A part quelques artistes comme Mène et Frémiet ou des maisons d’éditions telles F. Barbedienne qui n’utilisèrent que ce procédé, pour la grande majorité des autres sculpteurs, la qualité des tirages issus de maîtres modèles en plâtre diminuaient dès la première dizaine de tirages en bronze, ceci à cause de l’usure des moules ou des modèles en plâtre. On considérait qu’un modèle en plâtre était émoussé à partir d’une dizaine de moulages au sable et qu’un moule en plâtre et gélatine destiné à la cire perdue à partir de 6 tirages. Au-delà de ces chiffres, les fondeurs utilisaient un nouveau modèle.
8. Stock saisi lors de la première affaire G. H. par le Tribunal de Grande Instance de Lure où l’on reconnaît entre autres, pèle mêle, des oeuvres originales et des contrefaçons d’Auguste Rodin, de P.J Mène,du Comte du Passage.
9. L’expert judiciaire découvrant, dans le stock de 2 500 scellés, un plâtre d’atelier des causeuses de Camille Claudel. En arrière plan, un plâtre d’atelier du penseur en taille monumentale préparé pour réaliser des fontes au sable. 10. « Le penseur » taille 1, d’Auguste Rodin,env. 72 cm de Ht, dimensions originales, musée Rodin. Plâtre d’atelier de la fin du XIXème siècle ou tout début du XXème ayant servit à la réalisation de plusieurs exemplaires originaux en bronze. Sept épreuves originales en bronze sont répertoriées comme ayant été fondues avant 1901, auxquelles s’ajoutent à partir de 1902 une trentaine réalisée par la fonderie Alexis Rudier, dont 11 de 1926 à 1945, plus huit exemplaires officiels, commandés par le musée Rodin à Georges Rudier de 1955 à 1969. A ces 46 tirages légaux s’ajoutent de nombreux tirages illégaux réalisés sans le consentement de l’ayant droit (le musée Rodin), puis de très nombreuses contrefaçons réalisées en France et à l’étranger et enfin des reproductions indiquées comme telles, lorsque cette mention gravée dans le bronze n’a pas été meulée par des aigrefins.
11. « Le penseur », d’Auguste Rodin.

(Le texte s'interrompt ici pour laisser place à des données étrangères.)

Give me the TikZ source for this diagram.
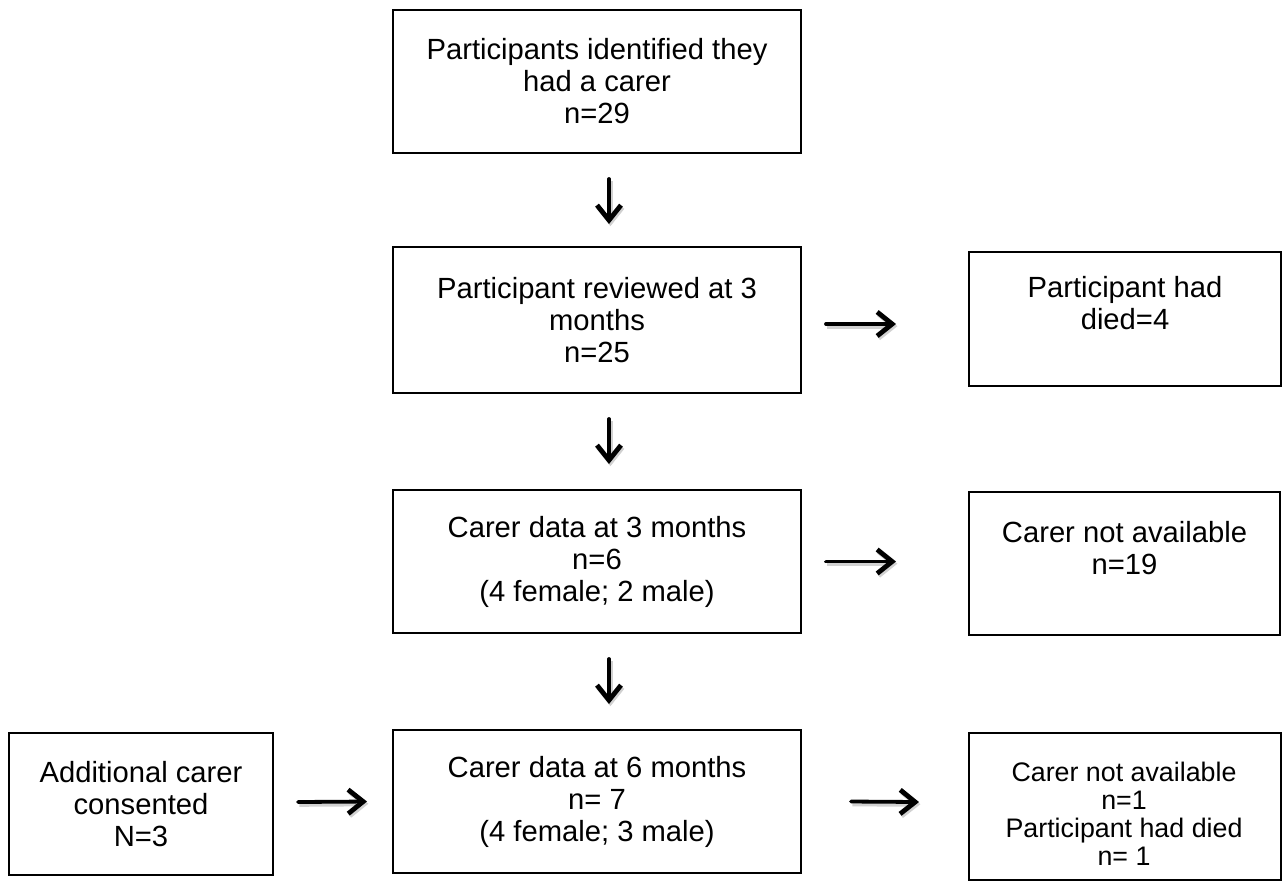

Fonte au sable réalisée par la fonderie Alexis Rudier en taille 1. Épreuve en bronze, d’édition originale non limitée circa 1910, ayant atteint le prix d’adjudication record de 3,095 millions d’euros le 17 janvier 2009 à l’Hôtel Drouot à Paris, grâce à son pedigree irréprochable. Son ancien propriétaire l’avait acquis en 1917 (cabinet d’expertise Brun-Perazzone).
3.2. L’originalité fiscale ou l’œuvre originale vue par le fisc
Le législateur s’appuya sur ces constats techniques pour donner une limite aux tirages considérés comme originaux en 1968, afin de déterminer quel taux de TVA devait être appliqué aux éditions(2). Les œuvres tirées dans la limite de 8 exemplaires, marquées sur huit en chiffres arabes, furent considérées comme originales, les suivantes de grande diffusion. Les 8 premiers exemplaires bénéficient depuis du taux de TVA réduit attribué aux artistes, de 5,5 % contre 19,60 % actuellement. Le législateur admit ensuite « au même régime » 4 tirages supplémentaires, dits « d’artistes », non négociables (Documentation administrative, TVA, 3-k 213). Rapidement artistes et fonderies profitèrent de cet octroi, marquant tantôt H.C. pour « hors commerce » ou E.A. pour « épreuves d’artistes », suivi d’une numérotation sur quatre en chiffres romains. Ce supplément entraîna de nombreuses dérives. Des ayants droits n’hésitèrent pas à augmenter la production réalisée du vivant de l’artiste en éditant une édition originale « post mortem » sans tenir compte des tirages exécutés avant 1968.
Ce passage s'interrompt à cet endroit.